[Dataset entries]
>>>>>
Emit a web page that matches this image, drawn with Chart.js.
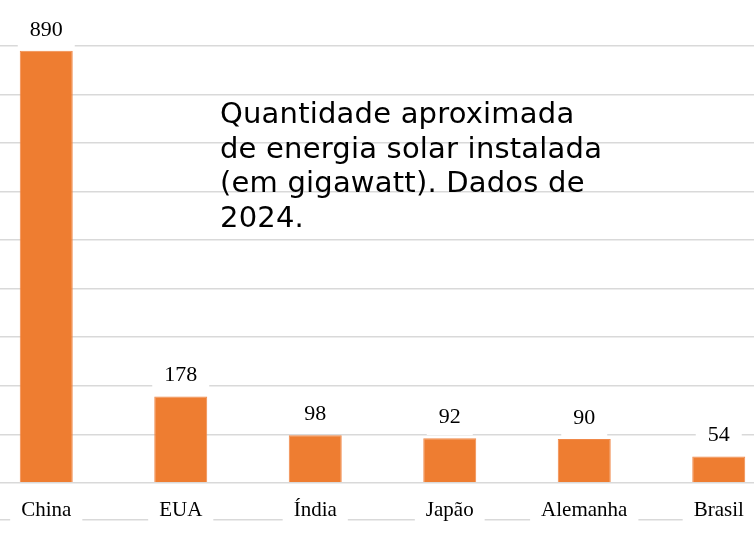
<!DOCTYPE html>
<html>
<head>
<meta charset="utf-8">
<script src="https://cdn.jsdelivr.net/npm/chart.js@4.4.1/dist/chart.umd.min.js"></script>
<style>
  html, body { margin: 0; padding: 0; background: #fff; }
  .wrap { position: relative; width: 754px; height: 534px; overflow: hidden; }
  .wrap canvas { position: absolute; left: -21px; top: 0; }
  .note {
    position: absolute; left: 220px; top: 96px;
    font-family: "DejaVu Sans", sans-serif; font-size: 29px;
    line-height: 34.5px; letter-spacing: 0.2px; color: #000;
    white-space: nowrap;
  }
</style>
</head>
<body>
<div class="wrap">
  <canvas id="solar" width="807" height="534" style="width:807px;height:534px"></canvas>
  <div class="note">Quantidade aproximada<br>de energia solar instalada<br>(em gigawatt). Dados de<br>2024.</div>
</div>
<script>
const countries = ['China', 'EUA', 'Índia', 'Japão', 'Alemanha', 'Brasil'];
const gigawatts = [890, 178, 98, 92, 90, 54];
const yMax = 900;
const yStep = 100;

const serif = '"Liberation Serif", "Times New Roman", serif';

// white-boxed value labels above each bar
const valueLabels = {
  id: 'valueLabels',
  afterDatasetsDraw(chart) {
    const ctx = chart.ctx;
    const meta = chart.getDatasetMeta(0);
    ctx.save();
    ctx.font = '22px ' + serif;
    ctx.textAlign = 'center';
    ctx.textBaseline = 'middle';
    meta.data.forEach((bar, i) => {
      const txt = String(gigawatts[i]);
      const w = ctx.measureText(txt).width;
      ctx.fillStyle = '#fff';
      ctx.fillRect(bar.x - w / 2 - 12, bar.y - 38, w + 24, 35);
      ctx.fillStyle = '#000';
      ctx.fillText(txt, bar.x, bar.y - 21);
    });
    ctx.restore();
  }
};

// faint line running behind the category labels
const labelLine = {
  id: 'labelLine',
  beforeDraw(chart) {
    const ctx = chart.ctx;
    const x = chart.scales.x;
    ctx.save();
    ctx.strokeStyle = '#d9d9d9';
    ctx.lineWidth = 1.5;
    ctx.beginPath();
    ctx.moveTo(0, x.top + 37);
    ctx.lineTo(chart.width, x.top + 37);
    ctx.stroke();
    ctx.restore();
  }
};

new Chart(document.getElementById('solar'), {
  type: 'bar',
  data: {
    labels: countries,
    datasets: [{
      data: gigawatts,
      backgroundColor: '#ee7d31',
      borderColor: '#f0894a',
      borderWidth: 1,
      categoryPercentage: 1,
      barPercentage: 0.394
    }]
  },
  options: {
    responsive: false,
    animation: false,
    layout: { padding: { top: 46, bottom: -4, left: 0, right: 0 } },
    plugins: { legend: { display: false }, tooltip: { enabled: false } },
    scales: {
      x: {
        grid: { display: false, drawTicks: false },
        border: { display: false },
        ticks: {
          color: '#000',
          font: { family: serif, size: 21 },
          padding: 15,
          maxRotation: 0,
          showLabelBackdrop: true,
          backdropColor: '#fff',
          backdropPadding: { top: 4, bottom: 8, left: 11, right: 11 }
        }
      },
      y: {
        min: 0,
        max: yMax,
        grid: { color: '#d9d9d9', lineWidth: 1.5, drawTicks: false },
        border: { display: false },
        ticks: { display: false, stepSize: yStep }
      }
    }
  },
  plugins: [labelLine, valueLabels]
});
</script>
</body>
</html>
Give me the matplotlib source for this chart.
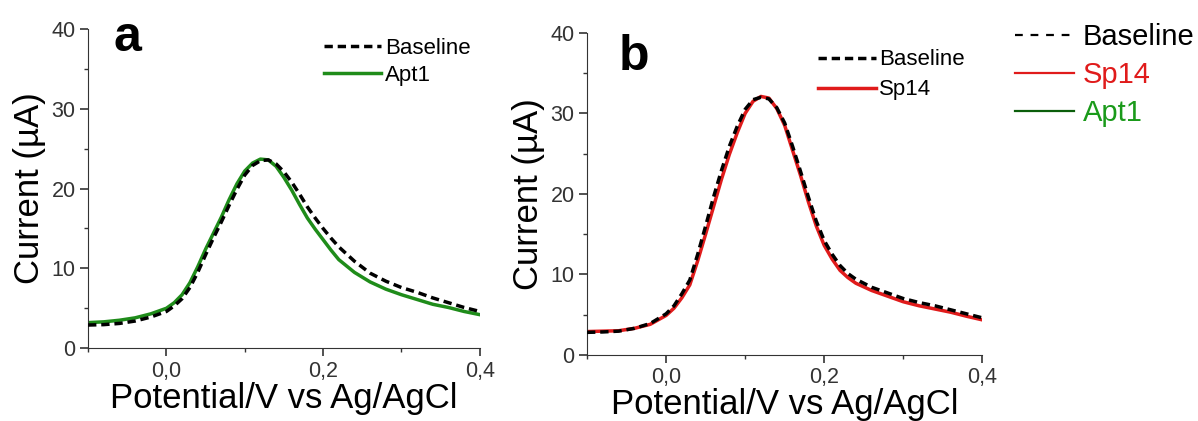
<<<<<
Give the number of lines in the data that contain "this", with no other words.

2